In 2011, Northlands applied for and won the right to host the first wind turbine installation of the Green Mountain Power and Northern Power Systems Community Wind Partnership, which was created to promote local wind power.
According to GMP, Northlands was chosen from among more than 60 schools and nonprofit entities based on the quality of its site, proximity to needed three-phase power, and its educational mission.
Northlands business and community liaison Ian McGaughey said the center’s share of the power won’t be huge, but the windmill shows Northlands’ commitment to environmental responsibility.
“It’s not going to power the whole center, probably the admin building,” McGaughey said. “But it is a good symbol that we are committed to renewable energy.”
New Center Director Dennis Lamberd said the windmill fits in with Northlands’ mission. For example, six of the center’s trades now incorporate environmentally responsible techniques into training: auto mechanics, auto body, carpentry, urban forestry, welding and facilities maintenance.
“Northlands has a long history of pursuing green initiatives, from training students for careers in the green economy, to our campus-wide recycling program and use of environmentally friendly cleaning products. The wind turbine is an important addition to that mission,” Lamberd said. “Today’s students need to be aware of the need for local generation of power, and to practice stewardship of the community and its environment.”
GMP spokeswoman Dottie Schnure said the company plans to continue its partnership with Northern Power Systems, although no new installation is now on the drawing board.
“We’re hoping to do more,” Schnure said. “We don’t have anything specific yet.”

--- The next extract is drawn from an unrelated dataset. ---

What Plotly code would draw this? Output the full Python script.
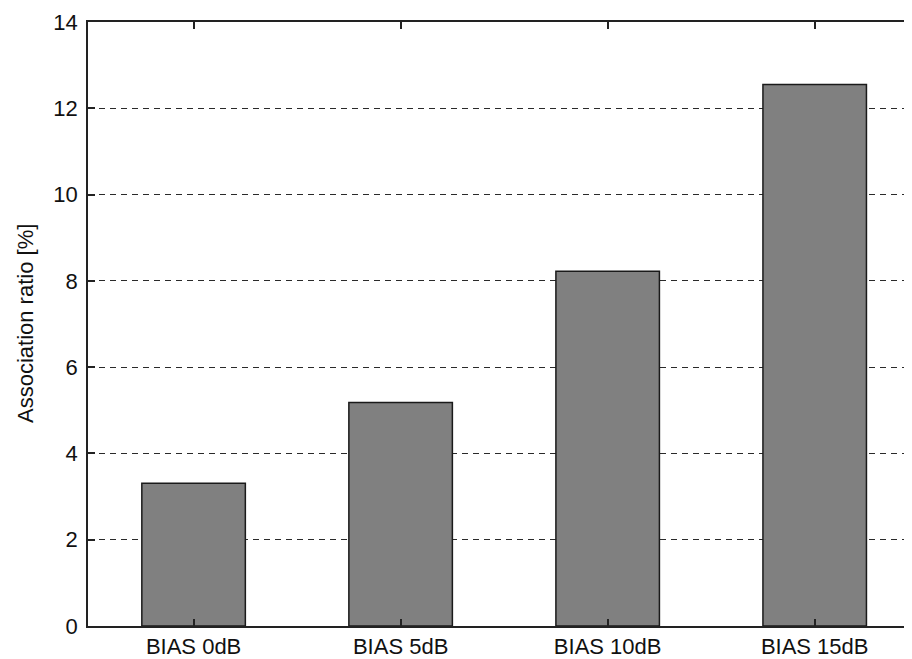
import plotly.graph_objects as go

categories = ["BIAS 0dB", "BIAS 5dB", "BIAS 10dB", "BIAS 15dB"]
association_ratio = [3.31, 5.18, 8.22, 12.55]
y_ticks = [0, 2, 4, 6, 8, 10, 12, 14]

x_pos = list(range(1, len(categories) + 1))

FONT = "Liberation Sans, Arial, Helvetica, sans-serif"

fig = go.Figure()
fig.add_trace(go.Bar(
    x=x_pos, y=association_ratio, width=0.5,
    marker=dict(color="#808080", line=dict(color="#1a1a1a", width=1.5)),
))

# page body has an 8px margin; the plot area spans x 88..912, y 22..627 on screen
fig.update_layout(
    width=904, height=651,
    margin=dict(l=80, r=0, t=14, b=24),
    paper_bgcolor="white", plot_bgcolor="white",
    showlegend=False,
    font=dict(family=FONT, size=22, color="black"),
    xaxis=dict(
        range=[0.49, 4.47], tickmode="array", tickvals=x_pos, ticktext=categories,
        showline=True, linecolor="#222", linewidth=1.5, mirror="ticks",
        ticks="inside", ticklen=7, tickcolor="#222", tickwidth=1.5,
        showgrid=False, zeroline=False, tickfont=dict(size=22, color="#111"),
    ),
    yaxis=dict(
        range=[0, 14], tickmode="array", tickvals=y_ticks,
        showline=True, linecolor="#222", linewidth=1.5, mirror=False,
        ticks="inside", ticklen=7, tickcolor="#222", tickwidth=1.5,
        showgrid=True, gridcolor="#2a2a2a", griddash="6px,5px", gridwidth=1.3,
        zeroline=False, tickfont=dict(size=22, color="#111"), ticklabelstandoff=4,
    ),
    annotations=[dict(
        text="Association ratio [%]", textangle=-90,
        xref="paper", yref="paper", x=(25 - 88) / 824, y=0.5,
        xanchor="center", yanchor="middle", showarrow=False,
        font=dict(family=FONT, size=22, color="#111"),
    )],
)

fig.write_html("out.html")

In announcing Northlands had won the site competition in September, GMP President and CEO Mary Powell said the company sees small, community-based power generation as a major part of the state’s energy picture.
“This is just the first of what we hope to be many Vermont-made community-scale wind turbines in our state,” said Powell. “Distributed generation, where customers and communities produce their own electricity, is going to play an increasingly important role in our energy future. We want to help our customers realize this future in the easiest and most cost-effective way possible.”
GMP will own, maintain and operate the windmill, meaning Northlands gets its symbol and its electricity for nothing except the trouble of filling out the winning submission.
McGaughey said Northlands officials will probably point to the windmill when they introduce new students to the campus as an example of the center’s commitment to the environment.
“There’s no cost to us,” McGaughey said. “It’s a great fit for us being an educational institution.”